Stage Two: International Research Experience in Australia. The international research experience will take place for eight-ten weeks during summer vacation from late-May thru early-August. During this stage, the students will collaborate with international colleagues and PIs on avian behavioral ecology research. Students will work independently or in pairs, and conduct semi-independent research under the guidance of Australian senior researchers using cutting edge approaches to the study of avian behavioral ecology (see the research page for more information on potential student projects).

Research will be interspersed with trips to biological research centers in Brisbane and environs. In addition to Griffith University, IRES fellows will tour facilities and meet with staff researchers at other Australian institutions.
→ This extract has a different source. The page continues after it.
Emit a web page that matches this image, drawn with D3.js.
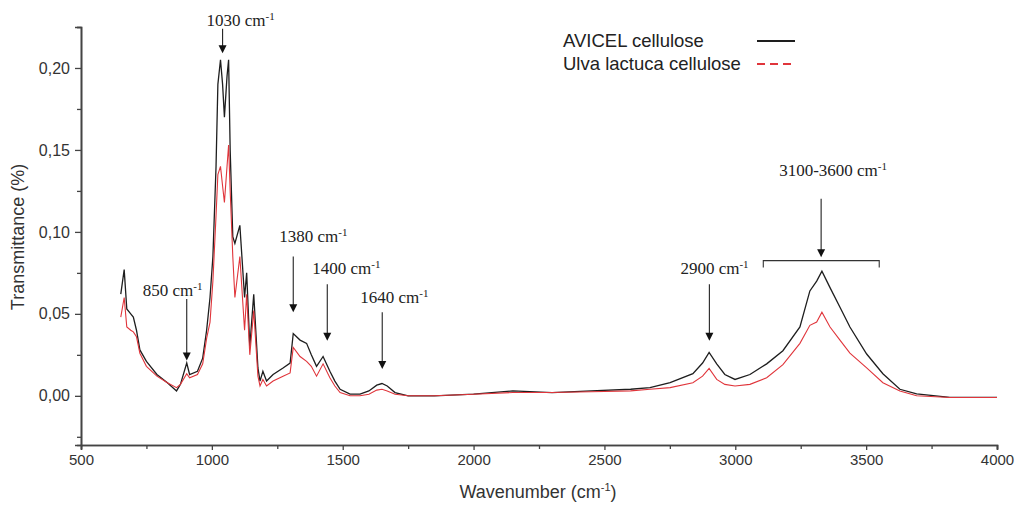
<!DOCTYPE html>
<html lang="en">
<head>
    <meta charset="UTF-8">
    <title>FTIR spectra</title>
    <script src="https://d3js.org/d3.v7.min.js"></script>
    <style>
        body { margin: 0; background: #fff; }
        text { font-family: "Liberation Sans", Arial, sans-serif; }
    </style>
</head>
<body>
    <script>
        // wavenumber grid (cm-1) shared by both spectra
        const wavenumbers = [652, 665, 675, 690, 700, 712, 725, 750, 790, 830, 865, 880, 904, 915, 945, 965, 980, 993,
                             1004, 1016, 1023, 1033, 1041, 1048, 1058, 1064, 1070, 1080, 1088, 1107, 1125, 1133, 1145, 1160,
                             1176, 1184, 1195, 1209, 1234, 1272, 1299, 1311, 1337, 1362, 1380, 1400, 1425, 1451, 1470,
                             1490, 1528, 1566, 1600, 1630, 1650, 1670, 1700, 1750, 1850, 2000, 2150, 2300, 2450, 2600,
                             2674, 2751, 2838, 2875, 2900, 2929, 2960, 2999, 3056, 3120, 3182, 3247, 3285, 3311, 3331,
                             3362, 3400, 3438, 3502, 3564, 3629, 3693, 3820, 4000];

        const avicel = [0.062, 0.077, 0.053, 0.050, 0.048, 0.040, 0.028, 0.021, 0.013, 0.008, 0.003, 0.007, 0.020, 0.013, 0.015, 0.023, 0.040, 0.060,
                        0.085, 0.140, 0.190, 0.205, 0.190, 0.170, 0.195, 0.205, 0.150, 0.097, 0.093, 0.104, 0.060, 0.075, 0.030, 0.062,
                        0.017, 0.009, 0.015, 0.009, 0.013, 0.017, 0.020, 0.038, 0.034, 0.032, 0.025, 0.018, 0.024, 0.015, 0.009,
                        0.004, 0.001, 0.001, 0.003, 0.0065, 0.0075, 0.006, 0.002, 0.000, 0.000, 0.001, 0.003, 0.002, 0.003, 0.004,
                        0.005, 0.008, 0.0135, 0.020, 0.0265, 0.0195, 0.013, 0.010, 0.013, 0.0195, 0.0275, 0.042, 0.064, 0.070, 0.076,
                        0.066, 0.054, 0.042, 0.0255, 0.0135, 0.004, 0.0012, -0.001, -0.001];

        const ulva = [0.048, 0.060, 0.042, 0.040, 0.039, 0.036, 0.026, 0.018, 0.012, 0.008, 0.005, 0.007, 0.0135, 0.011, 0.013, 0.0195, 0.035, 0.045,
                      0.070, 0.110, 0.135, 0.140, 0.128, 0.118, 0.140, 0.153, 0.125, 0.085, 0.060, 0.085, 0.040, 0.062, 0.025, 0.052,
                      0.012, 0.006, 0.010, 0.006, 0.009, 0.012, 0.014, 0.0295, 0.024, 0.021, 0.018, 0.012, 0.0195, 0.011, 0.006,
                      0.002, 0.000, 0.000, 0.001, 0.0035, 0.004, 0.003, 0.001, 0.000, 0.000, 0.001, 0.002, 0.002, 0.0025, 0.003,
                      0.004, 0.005, 0.008, 0.012, 0.0167, 0.010, 0.007, 0.006, 0.007, 0.011, 0.019, 0.032, 0.043, 0.045, 0.051,
                      0.042, 0.034, 0.026, 0.017, 0.008, 0.003, 0.000, -0.001, -0.001];

        const seriesNames = ["AVICEL cellulose", "Ulva lactuca cellulose"];
        const xTicks = [500, 1000, 1500, 2000, 2500, 3000, 3500, 4000];
        const yTicks = [0.00, 0.05, 0.10, 0.15, 0.20];

        // band labels: arrow wavenumber, arrow tip and tail (transmittance units)
        const bandLabels = ["850", "1030", "1380", "1400", "1640", "2900", "3100-3600"];
        const bandArrowAt = [904, 1041, 1311, 1441, 1651, 2901, 3328];
        const bandTip = [0.0215, 0.209, 0.051, 0.0336, 0.0163, 0.0336, 0.0846];
        const bandTail = [0.059, 0.224, 0.085, 0.068, 0.051, 0.068, 0.1203];
        const bracketRange = [3107, 3550];

        const w = 1015;
        const h = 506;

        const xScale = d3.scaleLinear().domain([500, 4000]).range([81, 997]);
        const yScale = d3.scaleLinear().domain([-0.03, 0.225]).range([445, 27]);

        const svg = d3.select("body").append("svg")
            .attr("width", w)
            .attr("height", h)
            .style("background", "#fff");

        const axisColor = "#444";
        const fmt = (d) => d3.format(".2f")(d).replace(".", ",");

        // minor ticks first, then major axes
        svg.append("g")
            .attr("transform", "translate(81,0)")
            .call(d3.axisLeft(yScale).tickValues(d3.range(-0.025, 0.2251, 0.05)).tickSize(4).tickFormat(""));
        svg.append("g")
            .attr("transform", "translate(0,445)")
            .call(d3.axisBottom(xScale).tickValues(d3.range(750, 4000, 500)).tickSize(4).tickFormat(""));

        const yAxis = svg.append("g")
            .attr("transform", "translate(81,0)")
            .call(d3.axisLeft(yScale).tickValues(yTicks).tickSize(6).tickPadding(5).tickFormat(fmt));
        yAxis.selectAll("text").style("font-size", "16px").attr("fill", "#333");

        const xAxis = svg.append("g")
            .attr("transform", "translate(0,445)")
            .call(d3.axisBottom(xScale).tickValues(xTicks).tickSize(5).tickPadding(4).tickFormat(d3.format("d")));
        xAxis.selectAll("text").style("font-size", "15px").attr("fill", "#333");

        svg.selectAll(".domain").attr("stroke", axisColor).attr("stroke-width", 1.6);
        svg.selectAll(".tick line").attr("stroke", axisColor).attr("stroke-width", 1.3);

        // axis titles
        svg.append("text")
            .attr("transform", "translate(24,237) rotate(-90)")
            .attr("text-anchor", "middle")
            .style("font-size", "18px")
            .attr("fill", "#333")
            .text("Transmittance (%)");

        const xt = svg.append("text")
            .attr("x", 538)
            .attr("y", 498)
            .attr("text-anchor", "middle")
            .style("font-size", "18px")
            .attr("fill", "#333");
        xt.append("tspan").text("Wavenumber (cm");
        xt.append("tspan").attr("dy", -7).style("font-size", "11px").text("-1");
        xt.append("tspan").attr("dy", 7).text(")");

        // spectra
        const line = (vals) => d3.line()
            .x((d, i) => xScale(wavenumbers[i]))
            .y((d) => yScale(d))(vals);

        svg.append("path")
            .attr("d", line(avicel))
            .attr("fill", "none")
            .attr("stroke", "#1e1e1e")
            .attr("stroke-width", 1.3);

        svg.append("path")
            .attr("d", line(ulva))
            .attr("fill", "none")
            .attr("stroke", "#e0353b")
            .attr("stroke-width", 1.1);

        // band annotations
        const labelDx = [-44, -16, -14, -15, -22, -29, -42];
        const labelDy = [-3, -3, -14, -10, -9, -10, -23];

        bandLabels.forEach((lab, i) => {
            const ax = xScale(bandArrowAt[i]);
            const tip = yScale(bandTip[i]);
            const tail = yScale(bandTail[i]);
            svg.append("line")
                .attr("x1", ax).attr("x2", ax)
                .attr("y1", tail).attr("y2", tip - 6)
                .attr("stroke", "#222")
                .attr("stroke-width", 1.1);
            svg.append("path")
                .attr("d", `M${ax - 4},${tip - 8}L${ax + 4},${tip - 8}L${ax},${tip}Z`)
                .attr("fill", "#111");
            const t = svg.append("text")
                .attr("x", ax + labelDx[i])
                .attr("y", tail + labelDy[i])
                .style("font-family", "'Liberation Serif', 'Times New Roman', serif")
                .style("font-size", "17px")
                .attr("fill", "#222");
            t.append("tspan").text(lab + " cm");
            t.append("tspan").attr("dy", -6).style("font-size", "11px").text("-1");
        });

        // bracket over 3100-3600 band
        const by = yScale(0.0825);
        svg.append("path")
            .attr("d", `M${xScale(bracketRange[0])},${by + 7}V${by}H${xScale(bracketRange[1])}V${by + 7}`)
            .attr("fill", "none")
            .attr("stroke", "#333")
            .attr("stroke-width", 1.1);

        // legend
        const legend = svg.append("g").attr("transform", "translate(563,0)");
        legend.selectAll("text")
            .data(seriesNames)
            .enter()
            .append("text")
            .attr("x", 0)
            .attr("y", (d, i) => 47 + i * 23)
            .style("font-size", "18.5px")
            .attr("fill", "#222")
            .text((d) => d);
        legend.append("line")
            .attr("x1", 194).attr("x2", 232)
            .attr("y1", 41).attr("y2", 41)
            .attr("stroke", "#1e1e1e").attr("stroke-width", 2);
        legend.append("line")
            .attr("x1", 194).attr("x2", 232)
            .attr("y1", 64).attr("y2", 64)
            .attr("stroke", "#e0353b").attr("stroke-width", 2)
            .attr("stroke-dasharray", "8,5");
    </script>
</body>
</html>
Potential visits include: (1) Commonwealth Scientific Investigation and Research Organization (CSIRO) – Tropical Ecosystems ResearchCentre; (2) the Queensland Museum and Science Center; (3) the Queensland Parks & Wildlife Services regional office; (4) the Queensland University of Technology; and (5) the University of Queensland. Each of these research organizations is located in the Brisbane area. Additionally, students will take day trips to natural areas representing major biotic zones of the region other than the dry sclerophyll woodland where research is conducted. IRES fellows will also take one-two longer trips (overnight camping) to sites of outstanding natural and cultural importance, including Lamington National Park.
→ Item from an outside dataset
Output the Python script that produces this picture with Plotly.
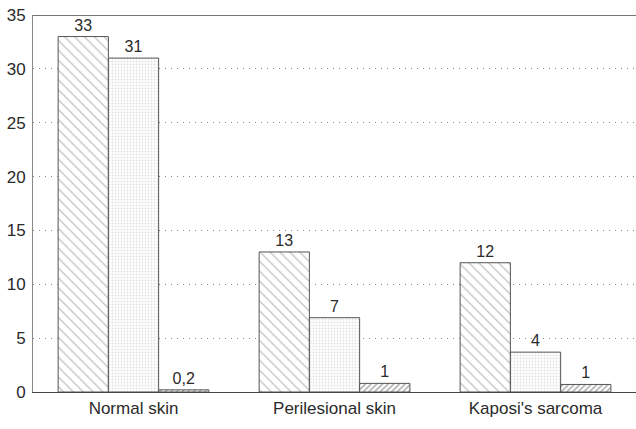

Stage Three: Post-international Research Experience. Following their return to the US, students will continue to conduct related research (enrolled in appropriate independent research courses) during Fall semester and beyond. Students will conduct laboratory-based analyses using materials and data they collected in the field, including blood samples for molecular analysis; feather samples for visual signal analysis; audio recordings for vocalization analyses; and GIS coordinates for mapping and spatial analyses. We will also help students prepare internal and external grant applications to help support their progression to completing Honors projects. Beyond this Fall semester, students will remain engaged in the larger research project through data analyses, preparation of presentations, writing and publishing of manuscripts for peer-review, shared internet sites, and preparation of their group video that communicates the novelty and value of their international experience to their education and training (see Stage 4).
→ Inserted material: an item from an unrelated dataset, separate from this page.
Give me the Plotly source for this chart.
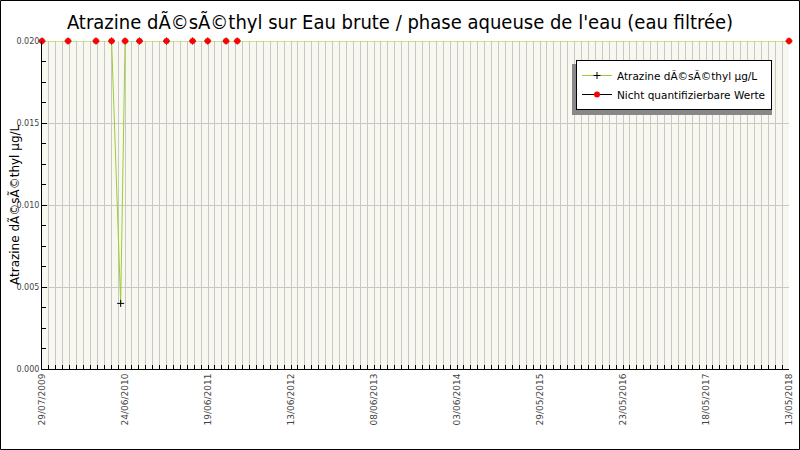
import plotly.graph_objects as go
import pandas as pd

# ---- data ----
sample_dates = ["2009-07-29", "2009-11-18", "2010-03-18", "2010-05-24", "2010-07-02",
                "2010-07-21", "2010-09-21", "2011-01-15", "2011-05-07", "2011-07-11",
                "2011-09-28", "2011-11-15", "2018-05-13"]
sample_values = [0.020, 0.020, 0.020, 0.020, 0.004,
                 0.020, 0.020, 0.020, 0.020, 0.020,
                 0.020, 0.020, 0.020]
nq_dates = ["2009-07-29", "2009-11-18", "2010-03-18", "2010-05-24",
            "2010-07-21", "2010-09-21", "2011-01-15", "2011-05-07", "2011-07-11",
            "2011-09-28", "2011-11-15", "2018-05-13"]
nq_values = [0.020] * 12
x_tick_labels = ["29/07/2009", "24/06/2010", "19/06/2011", "13/06/2012", "08/06/2013",
                 "03/06/2014", "29/05/2015", "23/05/2016", "18/05/2017", "13/05/2018"]
y_tick_values = [0.000, 0.005, 0.010, 0.015, 0.020]

title_text = "Atrazine dÃ©sÃ©thyl sur Eau brute / phase aqueuse de l'eau (eau filtrée)"
y_title = "Atrazine dÃ©sÃ©thyl µg/L"
series1_name = "Atrazine dÃ©sÃ©thyl µg/L"
series2_name = "Nicht quantifizierbare Werte"

# ---- layout helpers ----
W, H = 800, 450
L, R, T, B = 42, 789, 41, 369
pw, ph = R - L, B - T
def px_x(x): return (x - L) / pw
def px_y(y): return (B - y) / ph

start = pd.Timestamp(sample_dates[0])
end = pd.Timestamp(sample_dates[-1])
tick_pos = pd.date_range(start, end, periods=len(x_tick_labels))
minor_dtick = (end - start).total_seconds() * 1000 / ((len(x_tick_labels) - 1) * 12)

# gaps so that the marker-only series still shows a line in the legend
nq_x, nq_y = [], []
for d, v in zip(nq_dates, nq_values):
    nq_x += [d, None]
    nq_y += [v, None]

fig = go.Figure()
fig.add_trace(go.Scatter(
    x=sample_dates, y=sample_values, name=series1_name, mode="lines+markers",
    line=dict(color="#9acd32", width=1),
    marker=dict(symbol="cross-thin", size=5, color="black", line=dict(color="black", width=1)),
    cliponaxis=False))
fig.add_trace(go.Scatter(
    x=nq_x, y=nq_y, name=series2_name, mode="lines+markers", connectgaps=False,
    line=dict(color="black", width=1),
    marker=dict(symbol="circle", size=6, color="#ff0000"),
    cliponaxis=False))

xtickfont = dict(family="DejaVu Sans", size=9, color="#444444")
ytickfont = dict(family="DejaVu Sans", size=8, color="#444444")

fig.update_layout(
    width=W, height=H,
    margin=dict(l=L, r=W - R, t=T, b=H - B, autoexpand=False),
    paper_bgcolor="white", plot_bgcolor="#f8f8f0",
    title=dict(text=title_text, x=0.5, xanchor="center", y=1 - 22 / H, yanchor="middle",
               font=dict(family="DejaVu Sans Condensed, Liberation Sans Narrow, DejaVu Sans",
                         size=20, color="black")),
    showlegend=True,
    legend=dict(x=px_x(576), y=px_y(60), xanchor="left", yanchor="top",
                bgcolor="white", bordercolor="black", borderwidth=1,
                font=dict(family="DejaVu Sans", size=10.5, color="black"),
                itemwidth=30, tracegroupgap=0),
    xaxis=dict(type="date", range=[start, end], tickmode="array",
               tickvals=list(tick_pos), ticktext=x_tick_labels, tickangle=-90,
               tickfont=xtickfont, ticks="inside", ticklen=4, tickcolor="black",
               showgrid=True, gridcolor="#c8c8c8", gridwidth=1,
               showline=True, linecolor="black", linewidth=1, zeroline=False,
               minor=dict(tickmode="linear", tick0=start, dtick=minor_dtick,
                          ticks="inside", ticklen=4, tickcolor="black",
                          showgrid=True, gridcolor="#c8c8c8", gridwidth=1)),
    yaxis=dict(range=[0, 0.020], tickmode="array", tickvals=y_tick_values,
               tickformat=".3f", tickfont=ytickfont, ticks="inside", ticklen=5,
               tickcolor="black", showgrid=True, gridcolor="#c8c8c8", gridwidth=1,
               showline=True, linecolor="black", linewidth=1, zeroline=False,
               minor=dict(tickmode="linear", tick0=0, dtick=0.00125, ticks="inside",
                          ticklen=4, tickcolor="black", showgrid=False)),
    annotations=[dict(text=y_title, xref="paper", yref="paper", x=px_x(14), y=0.5,
                      textangle=-90, showarrow=False, xanchor="center", yanchor="middle",
                      font=dict(family="DejaVu Sans", size=12, color="black"))],
    shapes=[
        dict(type="rect", xref="paper", yref="paper", layer="above",
             x0=px_x(572), x1=px_x(772), y0=px_y(115), y1=px_y(64),
             fillcolor="#888888", line=dict(width=0)),
        dict(type="rect", xref="paper", yref="paper", layer="above",
             x0=px_x(0.5), x1=px_x(799.5), y0=px_y(449.5), y1=px_y(0.5),
             line=dict(color="black", width=1), fillcolor="rgba(0,0,0,0)"),
    ],
)

fig.write_html("out.html", config={"displayModeBar": False},
               post_script="document.body.style.margin='0px';")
Stage Four: Dissemination and Continued Student Development. IRES fellows will disseminate information on their experiences and research findings at four levels: 1) they will give informal talks at K-12 schools to motivate pre-college students to consider careers in ecology and evolutionary biology; 2) they will give informal presentations to undergraduate students at their home institution as a means of attracting future program participants, and will share their research findings via formal presentations at internal research conferences held annually by each University; 3) they will give poster presentations at professional conferences, and publish their results in professional research journals with the help of the PIs and Australian collaborators (see Papers/Posters for previous IRES products); and 4) they will produce a video of their educational and research experience that will be shared within their institutions, but also used to more broadly communicate the enriching value of international research to personal academic development (see Videos).